If the rear begins sliding outward (oversteer), ESC applies the outside front brake to generate a yaw moment that pulls the nose back in line. If the front pushes wide (understeer), it brakes the inside rear wheel to tighten the car’s arc. All of this happens through targeted braking of individual wheels rather than any change to steering input, and it works in milliseconds. The system essentially manages vehicle balance at the limits of traction, stepping in only when the physics of weight transfer and tire grip are about to overwhelm the driver’s ability to compensate.
Suspension Components That Shape Balance
Three core suspension components control how weight transfers and how the car feels during that transfer:
- Springs determine how much the body compresses or extends under load. Stiffer springs reduce body movement and the amount of weight that shifts, but they also transmit more road imperfections to the cabin.
- Dampers (shock absorbers) control the speed of that compression and extension. They don’t change how much weight transfers, but they change how quickly it happens. Faster damping makes transitions feel sharper and more immediate.
- Anti-roll bars specifically resist the left-to-right weight transfer during cornering.
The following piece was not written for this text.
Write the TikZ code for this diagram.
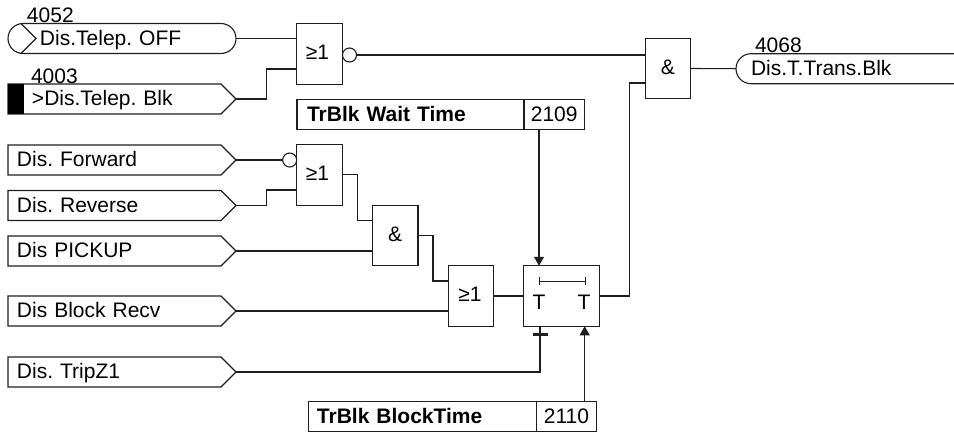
\documentclass[tikz,border=0pt]{standalone}
\usepackage{fontspec}
\setmainfont{Liberation Sans}
\usetikzlibrary{arrows.meta}
\definecolor{wireK}{HTML}{1E1E1E}
\newcommand{\lab}{\fontsize{21}{24}\selectfont\frenchspacing}
\tikzset{
 wire/.style={draw=wireK,line width=1.1pt},
 arr/.style={wire,-{Triangle[width=10pt,length=9pt]}},
 gate/.style={draw=wireK,line width=1.1pt,minimum width=45.5pt,minimum height=60.5pt},
 sigbox/.style={anchor=west,minimum width=228pt,minimum height=30pt,text width=220pt,align=left,text height=17pt,text depth=4pt},
 cell/.style={draw=wireK,line width=1.1pt,anchor=west,minimum height=30pt,text height=17pt,text depth=4pt},
 bub/.style={circle,draw=wireK,line width=1.1pt,minimum size=14pt,fill=white},
 num/.style={anchor=base west}
}
\begin{document}
\begin{tikzpicture}[x=1pt,y=-1pt,every node/.style={inner sep=0pt,outer sep=0pt,font=\lab,text=black}]
\path[use as bounding box] (0,0) rectangle (954,432);
% ---------- input pointers, shared outline
\newcommand{\sigin}[3]{%
 \node[sigbox,name=#1] at (8,#2) {\hspace*{5pt}#3};
 \draw[wire] (#1.north west) -- ([xshift=-15pt]#1.north east) -- (#1.east) -- ([xshift=-15pt]#1.south east) -- (#1.south west) -- cycle;}
\foreach \nm/\yy/\txt in {tlblk/99/\hspace*{15pt}>Dis.Telep. Blk, fwd/160/Dis. Forward, rev/205.5/Dis. Reverse, pick/251/Dis PICKUP, recv/311/Dis Block Recv, trip/372/Dis. TripZ1}{
 \sigin{\nm}{\yy}{\txt}}
\fill[black] (tlblk.north west) rectangle ([xshift=16pt]tlblk.south west);
% ---------- first input, rounded
\node[sigbox,name=tloff] at (8,38.5) {\hspace*{28pt}Dis.Telep. OFF};
\draw[wire,rounded corners=15pt] (tloff.north) -- (tloff.north east) -- (tloff.south east) -- (tloff.south west) -- (tloff.north west) -- cycle;
\draw[wire] ([xshift=13pt]tloff.north west) -- ([xshift=28pt]tloff.west) -- ([xshift=13pt]tloff.south west);
% ---------- output, runs off the page
\node[anchor=west,minimum width=218pt,minimum height=30pt,text width=218pt,align=left,text height=17pt,text depth=4pt,name=tblk] at (736,68.7) {\hspace*{15pt}Dis.T.Trans.Blk};
\draw[wire,rounded corners=15pt] (tblk.north east) -- (tblk.north west) -- (tblk.south west) -- (tblk.south east);
% ---------- signal numbers
\node[num] (n4052) at (27,22) {4052};
\node[num] (n4003) at (31,83) {4003};
\node[num] (n4068) at (755,52.7) {4068};
% ---------- gates
\node[gate] (or1) at (319.5,54) {\raisebox{3pt}{\hspace*{-4pt}≥1}};
\node[gate] (and1) at (667.8,68.5) {\raisebox{3pt}{\&}};
\node[gate] (or2) at (319.5,175) {\raisebox{3pt}{\hspace*{-4pt}≥1}};
\node[gate] (and2) at (395.2,235.5) {\raisebox{3pt}{\&}};
\node[gate] (or3) at (471,296) {\raisebox{3pt}{\hspace*{-2pt}≥1}};
\node[bub] (inv1) at (349.5,55) {};
\node[bub] (inv2) at (289.7,160) {};
% ---------- timer
\node[gate,minimum width=76pt] (timer) at (561.7,296) {};
\node (tleft) at (539,302) {T};
\node (tright) at (584,302) {T};
\coordinate (tspanL) at (539,281);
\coordinate (tspanR) at (586,281);
\draw[wire,line width=.8pt,{|[width=8pt]}-{|[width=8pt]}] (tspanL) -- (tspanR);
% ---------- settings
\node[cell,font=\lab\bfseries,minimum width=227pt,text width=207pt,align=left] (waitname) at (297,114.7) {TrBlk Wait Time};
\node[cell,minimum width=60.5pt,align=center] (waitval) at (524,114.7) {2109};
\node[cell,font=\lab\bfseries,minimum width=227.5pt,text width=211pt,align=left] (blkname) at (308.7,416.6) {TrBlk BlockTime};
\node[cell,minimum width=60.5pt,align=center] (blkval) at (536.2,416.6) {2110};
% ---------- wiring, top
\coordinate (or1b) at (or1.west |- 0,69);
\coordinate (k1) at (266.5,69);
\draw[wire] (tloff.east) -- (tloff.east -| or1.west);
\draw[wire] (tlblk.east) -| (k1) -- (or1b);
\coordinate (and1a) at (and1.west |- 0,55);
\coordinate (and1b) at (and1.west |- 0,83);
\coordinate (k2) at (629.3,83);
\draw[wire] (inv1.east) -- (and1a);
\draw[wire] (timer.east) -| (k2) -- (and1b);
\draw[wire] (and1.east) -- (tblk.west);
% ---------- wiring, middle
\coordinate (or2b) at (or2.west |- 0,190);
\coordinate (k3) at (266.7,190);
\draw[wire] (fwd.east) -- (inv2.west);
\draw[wire] (rev.east) -| (k3) -- (or2b);
\coordinate (or2o) at (or2.east |- 0,174.5);
\coordinate (k4) at (357.3,220.3);
\coordinate (and2a) at (and2.west |- k4);
\draw[wire] (or2o) -| (k4) -- (and2a);
\draw[wire] (pick.east) -- (pick.east -| and2.west);
\coordinate (k5) at (433,281);
\coordinate (or3a) at (or3.west |- k5);
\draw[wire] (and2.east) -| (k5) -- (or3a);
\draw[wire] (recv.east) -- (recv.east -| or3.west);
\draw[wire] (or3.east) -- (timer.west);
% ---------- wiring, timer
\coordinate (tinA) at (tleft |- timer.north);
\coordinate (tinB) at (584.7,326.3);
\coordinate (tinC) at (540,326.3);
\coordinate (tbar) at (540,334);
\draw[arr] (waitval.south -| tinA) -- (tinA);
\draw[arr] (blkval.north -| tinB) -- (tinB);
\draw[wire] (trip.east) -| (tinC);
\draw[wire,line width=3pt] ([xshift=-7.5pt]tbar) -- ([xshift=7.5pt]tbar);
\end{tikzpicture}
\end{document}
A thicker bar on one axle increases the load on that axle’s outside tire relative to the other axle, which is the primary tool engineers use to tune the understeer/oversteer balance.
Adjusting these components relative to each other, front versus rear, is how engineers (and enthusiasts with adjustable aftermarket parts) fine-tune a car’s handling character. The goal is always the same: put the right amount of load on each tire at the right time so the driver has confidence and control.